What do champagne, Parmegiano-Reggiano cheese, and alfajores all have in common? Well, besides being mind-bendingly delicious in their own way, each of those foods is on the European Union’s Protected Designation of Origin list (PDO). PDO status was created by the EU to specially designate food, wines, and agricultural products that have strong links to the places in which they are made, often with traditional methods – protecting that product’s name and reputation from fraudulent use.
This Eurospecific designation has now branched out into other areas of the world, with the addition of another of my absolute favourites, rooibos tea. Rooibos – “red bush” in Afrikaans – is a herbal tea that is grown in the Cedarberg region of South Africa, which can be brewed and enjoyed any way black tea is.(Seriously, a caffeine-free cuppa with a bit of milk, and a biscotti for dipping is the perfect nightcap.) Rooibos tea’s bid for EU protection is an interesting peek into the high-stakes world of food certification, as Patrick Egwu of Quartz Africa relates:
“In the past, the South African Rooibos council has been involved in legal battles over the illegal use of the product’s name in other countries. This included stopping a French company in 2013 from trademarking the name. But with the recognition, [South African Rooibos Council’s Marthane] Swart says this will solve these issues. […]
Swart told Quartz that the use of the EU PDO logo on the tea indicates quality, reliability, and originality to consumers of the product. According to a study by the European Commission, food and drinks with geographical designations generated € 77.1 ($91.7 billion) in 2017.
EU certification also results in premium pricing for products.
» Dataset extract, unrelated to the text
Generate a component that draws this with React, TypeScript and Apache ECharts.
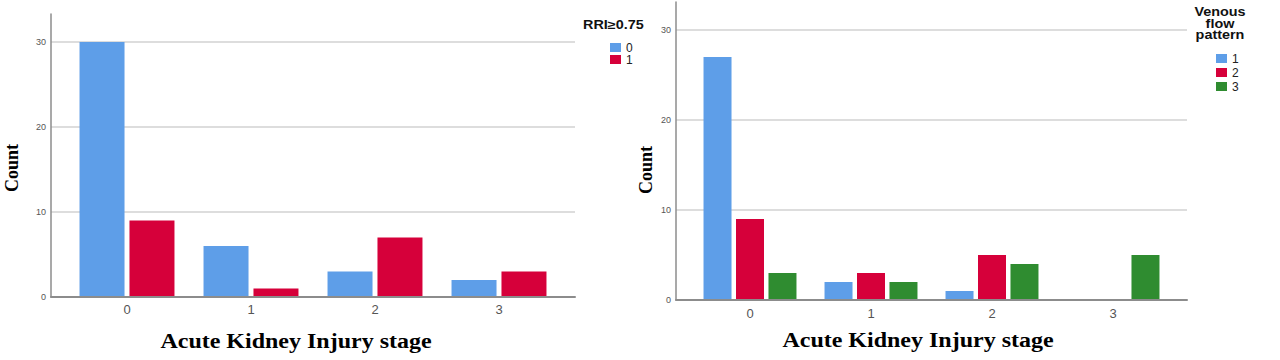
import React, { useEffect, useRef } from "react";
import * as echarts from "echarts";

const categories = ["0", "1", "2", "3"];
const rriNames = ["RRI 0", "RRI 1"];
const rri0 = [30, 6, 3, 2];
const rri1 = [9, 1, 7, 3];
const vfpNames = ["VFP 1", "VFP 2", "VFP 3"];
const vfp1 = [27, 2, 1, 0];
const vfp2 = [9, 3, 5, 0];
const vfp3 = [3, 2, 4, 5];

const BLUE = "#5e9ee8";
const RED = "#d6003a";
const GREEN = "#2f8c30";
const GRID_LINE = "#d2d2d2";
const AXIS_LINE = "#8c8c8c";
const SANS = "'Liberation Sans', Arial, sans-serif";
const SERIF = "'Liberation Serif', 'Times New Roman', serif";

function valueY(gridIndex: number, max: number, visible: boolean) {
  return {
    type: "value",
    gridIndex,
    min: 0,
    max,
    interval: 10,
    show: visible,
    axisLine: { show: true, lineStyle: { color: AXIS_LINE, width: 1.5 } },
    axisTick: { show: false },
    axisLabel: { show: true, color: "#555", fontSize: 9, fontFamily: SANS, margin: 5, showMaxLabel: false },
    splitLine: { show: visible, showMinLine: false, showMaxLine: false, lineStyle: { color: GRID_LINE, width: 1.5 } },
  };
}

function frameX(gridIndex: number) {
  return {
    type: "value",
    gridIndex,
    min: 0,
    max: 1,
    z: 5,
    axisLine: { show: true, lineStyle: { color: AXIS_LINE, width: 2 } },
    axisTick: { show: false },
    axisLabel: { show: false },
    splitLine: { show: false },
  };
}

function catX(gridIndex: number, margin: number) {
  return {
    type: "category",
    gridIndex,
    data: categories,
    axisLine: { show: false },
    axisTick: { show: false },
    axisLabel: { color: "#555", fontSize: 13, fontFamily: SANS, margin },
    splitLine: { show: false },
  };
}

export default function App() {
  const ref = useRef<HTMLDivElement>(null);
  useEffect(() => {
    document.body.style.margin = "0";
    if (!ref.current) return;
    const chart = echarts.init(ref.current, null, { renderer: "svg" });
    const legendFmt = (name: string) => name.split(" ").pop() as string;
    const countStyle = {
      text: "Count", fill: "#000", font: `bold 18px ${SERIF}`,
      align: "center", verticalAlign: "middle", textAlign: "center", textVerticalAlign: "middle",
    };
    const titleStyle = {
      text: "Acute Kidney Injury stage", fill: "#000", font: `bold 20px ${SERIF}`,
      align: "center", verticalAlign: "middle", textAlign: "center", textVerticalAlign: "middle",
    };
    const option: any = {
      animation: false,
      backgroundColor: "#ffffff",
      grid: [
        { left: 51, top: 14, width: 524, height: 283 },
        { left: 65, top: 14, width: 496, height: 283 },
        { left: 676, top: 2, width: 511, height: 298 },
        { left: 689.5, top: 2, width: 484, height: 298 },
      ],
      xAxis: [frameX(0), catX(1, 6), frameX(2), catX(3, 7)],
      yAxis: [valueY(0, 33.3, true), valueY(1, 33.3, false), valueY(2, 33.1, true), valueY(3, 33.1, false)],
      legend: [
        {
          data: rriNames,
          orient: "vertical",
          left: 605,
          top: 36.5,
          itemWidth: 11,
          itemHeight: 9,
          itemGap: 0,
          icon: "rect",
          formatter: legendFmt,
          textStyle: { color: "#222", fontSize: 12, lineHeight: 11, fontFamily: SANS },
        },
        {
          data: vfpNames,
          orient: "vertical",
          left: 1211,
          top: 47.5,
          itemWidth: 11,
          itemHeight: 9,
          itemGap: 2,
          icon: "rect",
          formatter: legendFmt,
          textStyle: { color: "#222", fontSize: 12, lineHeight: 11, fontFamily: SANS },
        },
      ],
      series: [
        { name: rriNames[0], type: "bar", xAxisIndex: 1, yAxisIndex: 1, data: rri0, barWidth: 45, barGap: "11%", itemStyle: { color: BLUE } },
        { name: rriNames[1], type: "bar", xAxisIndex: 1, yAxisIndex: 1, data: rri1, barWidth: 45, barGap: "11%", itemStyle: { color: RED } },
        { name: vfpNames[0], type: "bar", xAxisIndex: 3, yAxisIndex: 3, data: vfp1, barWidth: 28, barGap: "16%", itemStyle: { color: BLUE } },
        { name: vfpNames[1], type: "bar", xAxisIndex: 3, yAxisIndex: 3, data: vfp2, barWidth: 28, barGap: "16%", itemStyle: { color: RED } },
        { name: vfpNames[2], type: "bar", xAxisIndex: 3, yAxisIndex: 3, data: vfp3, barWidth: 28, barGap: "16%", itemStyle: { color: GREEN } },
      ],
      graphic: [
        { type: "text", x: 11, y: 168, rotation: Math.PI / 2, scaleY: 1.1, style: countStyle },
        { type: "text", x: 645, y: 170, rotation: Math.PI / 2, scaleY: 1.1, style: countStyle },
        { type: "text", x: 296, y: 341, scaleX: 1.2, style: titleStyle },
        { type: "text", x: 918, y: 340, scaleX: 1.2, style: titleStyle },
        {
          type: "text", x: 583, y: 25, scaleX: 1.2,
          style: { text: "RRI≥0.75", fill: "#111", font: `bold 12px ${SANS}`, align: "left", verticalAlign: "middle", textAlign: "left", textVerticalAlign: "middle" },
        },
        {
          type: "text", x: 1220, y: 23.5, scaleX: 1.2,
          style: { text: "Venous\nflow\npattern", fill: "#111", font: `bold 12px ${SANS}`, lineHeight: 11.5, align: "center", verticalAlign: "middle", textAlign: "center", textVerticalAlign: "middle" },
        },
      ],
    };
    chart.setOption(option);
    return () => chart.dispose();
  }, []);
  return <div ref={ref} style={{ width: 1280, height: 360 }} />;
}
According to Swart, ‘The European market tends to favor any product with such recognition and you can normally earn a higher price for the product,’ she says. ‘We don’t know how it will happen for Rooibos, but we are certainly hopeful that it will happen.’”
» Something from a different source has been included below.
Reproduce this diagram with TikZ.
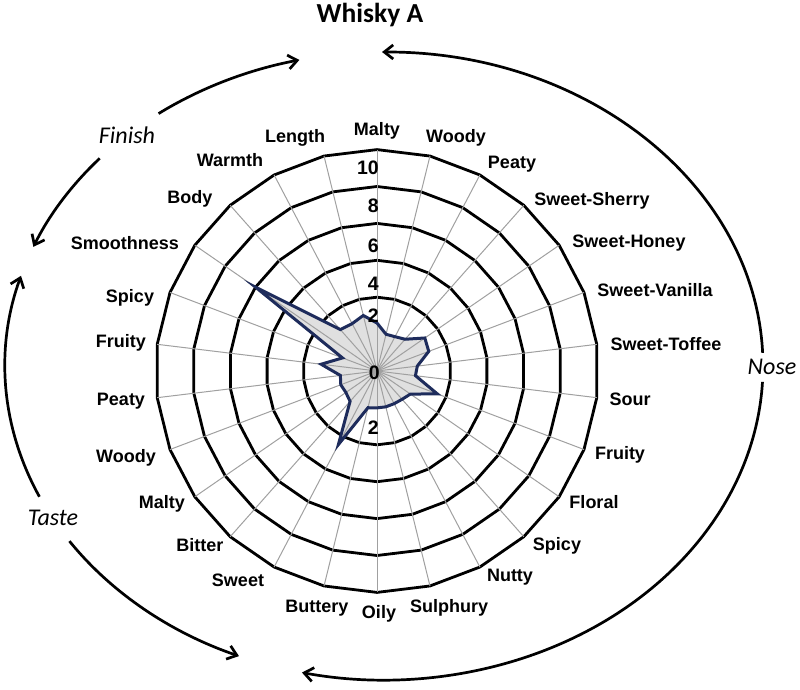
\documentclass[tikz,border=0pt]{standalone}
\usepackage{fontspec}
\setmainfont{Liberation Sans}
\newfontfamily\calibri{Carlito}
\usetikzlibrary{arrows.meta,calc}
\definecolor{spokegray}{RGB}{160,160,160}
\definecolor{seriesfill}{RGB}{224,224,224}
\definecolor{seriesline}{RGB}{30,44,92}
\tikzstyle{catlabel} = [font=\bfseries\fontsize{18}{18}\selectfont,
    inner sep=0pt, text height=12.9pt, text depth=0pt]
\tikzstyle{ticklabel} = [font=\bfseries\fontsize{19.5}{19.5}\selectfont,
    anchor=east, inner sep=0pt, text height=14pt, text depth=0pt]
\tikzstyle{partlabel} = [font=\calibri\itshape\fontsize{24}{24}\selectfont,
    inner sep=0pt, text height=15.5pt, text depth=0pt]
\tikzstyle{ring} = [draw=black, line width=2.8pt, line join=miter]
\tikzstyle{spoke} = [draw=spokegray, line width=1pt]
\tikzstyle{series} = [draw=seriesline, line width=3pt, line join=miter]
\tikzset{>={Straight Barb[length=9pt,width=14pt]}}
\tikzstyle{sense} = [line width=2.7pt, ->]
\def\radunit{18.45}

\begin{document}
\begin{tikzpicture}[x=1pt,y=1pt]
\useasboundingbox (-377,-318) rectangle (423,371);
    %title
    \node[font=\calibri\bfseries\fontsize{27.5}{27.5}\selectfont,
        inner sep=0pt, text height=17.7pt, text depth=0pt] (title) at (-7,357) {Whisky A};
    %data points
    \foreach \v [count=\i from 0] in {0.6,0.05,0.1,0.3,1.15,1.0,0.2,0.1,1.5,0.2,
        0.05,0,0,0,0.05,2.5,0.2,0.05,0.1,0,1.05,0,6,1.0,0.9,1.1}
        \coordinate (d\i) at ({90-\i*360/26}:{(\v+2)*\radunit});
    %rings and spokes
    \foreach \r in {2,4,...,10}
        \draw[ring] (90:{(\r+2)*\radunit})
            \foreach \k in {1,...,25} { -- ({90-\k*360/26}:{(\r+2)*\radunit}) } -- cycle;
    \fill[seriesfill] (d0) -- (d1) -- (d2) -- (d3) -- (d4) -- (d5) -- (d6) -- (d7)
        -- (d8) -- (d9) -- (d10) -- (d11) -- (d12) -- (d13) -- (d14) -- (d15) -- (d16)
        -- (d17) -- (d18) -- (d19) -- (d20) -- (d21) -- (d22) -- (d23) -- (d24) -- (d25) -- cycle;
    \coordinate (c) at (0,0);
    \foreach \k in {0,...,25}
        \draw[spoke] (c) -- ({90-\k*360/26}:{12*\radunit});
    \draw[series] (d0) -- (d1) -- (d2) -- (d3) -- (d4) -- (d5) -- (d6) -- (d7)
        -- (d8) -- (d9) -- (d10) -- (d11) -- (d12) -- (d13) -- (d14) -- (d15) -- (d16)
        -- (d17) -- (d18) -- (d19) -- (d20) -- (d21) -- (d22) -- (d23) -- (d24) -- (d25) -- cycle;
    %axis values
    \node[ticklabel] (v10) at (2,204) {10};
    \node[ticklabel] (v8) at (2,166) {8};
    \node[ticklabel] (v6) at (2,126) {6};
    \node[ticklabel] (v4) at (2,88) {4};
    \node[ticklabel] (v2) at (2,56) {2};
    \node[ticklabel] (v0) at (3,-1) {0};
    \node[ticklabel] (v2b) at (2,-56) {2};
    %nose
    \node[catlabel] (nMalty) at (0,242) {Malty};
    \node[catlabel] (nWoody) at (79,235) {Woody};
    \node[catlabel] (nPeaty) at (135,209) {Peaty};
    \node[catlabel] (nSherry) at (215,172) {Sweet-Sherry};
    \node[catlabel] (nHoney) at (252,130) {Sweet-Honey};
    \node[catlabel] (nVanilla) at (278,81) {Sweet-Vanilla};
    \node[catlabel] (nToffee) at (289,27) {Sweet-Toffee};
    \node[catlabel] (nSour) at (253,-28) {Sour};
    \node[catlabel] (nFruity) at (243,-82) {Fruity};
    \node[catlabel] (nFloral) at (217,-131) {Floral};
    \node[catlabel] (nSpicy) at (180,-173) {Spicy};
    \node[catlabel] (nNutty) at (133,-204) {Nutty};
    \node[catlabel] (nSulphury) at (72,-235) {Sulphury};
    %taste
    \node[catlabel] (tOily) at (2,-241) {Oily};
    \node[catlabel] (tButtery) at (-60,-235) {Buttery};
    \node[catlabel] (tSweet) at (-139,-209) {Sweet};
    \node[catlabel] (tBitter) at (-177,-174) {Bitter};
    \node[catlabel] (tMalty) at (-215,-131) {Malty};
    \node[catlabel] (tWoody) at (-251,-85) {Woody};
    \node[catlabel] (tPeaty) at (-256,-28) {Peaty};
    \node[catlabel] (tFruity) at (-256,30) {Fruity};
    \node[catlabel] (tSpicy) at (-247,75) {Spicy};
    \node[catlabel] (tSmooth) at (-252,128) {Smoothness};
    %finish
    \node[catlabel] (fBody) at (-187,174) {Body};
    \node[catlabel] (fWarmth) at (-147,211) {Warmth};
    \node[catlabel] (fLength) at (-82,235) {Length};
    %arcs
    \coordinate (e) at (7,5);
    \node[partlabel] (nose) at (395,4) {Nose};
    \node[partlabel] (taste) at (-324,-147) {Taste};
    \node[partlabel] (finish) at (-250,235) {Finish};
    \draw[sense] ($(e)+(2.4:379 and 314)$) arc[start angle=2.4, end angle=90.3, x radius=379, y radius=314];
    \draw[sense] ($(e)+(-2.9:379 and 314)$) arc[start angle=-2.9, end angle=-102.5, x radius=379, y radius=314];
    \draw[sense] ($(e)+(126.5:379 and 314)$) arc[start angle=126.5, end angle=102.9, x radius=379, y radius=314];
    \draw[sense] ($(e)+(138.6:379 and 314)$) arc[start angle=138.6, end angle=157.7, x radius=379, y radius=314];
    \draw[sense] ($(e)+(204.6:379 and 314)$) arc[start angle=204.6, end angle=163.3, x radius=379, y radius=314];
    \draw[sense] ($(e)+(213.9:379 and 314)$) arc[start angle=213.9, end angle=247.5, x radius=379, y radius=314];
\end{tikzpicture}
\end{document}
It seems that the logic of a South African product gaining EU PDO certification lies in unlocking the European market for real rooibos tea. This makes sense: The existing tea market is big, and growing, with Ireland shouldering the bulk of European consumption. If Europeans have a taste for a new flavour, rooibos could be in a perfect position for business. And I’m personally glad both industry and consumer get something out of this: Having had a cup or two of spurious blends in my day, I appreciate that someone is invested in what ends up in my cup!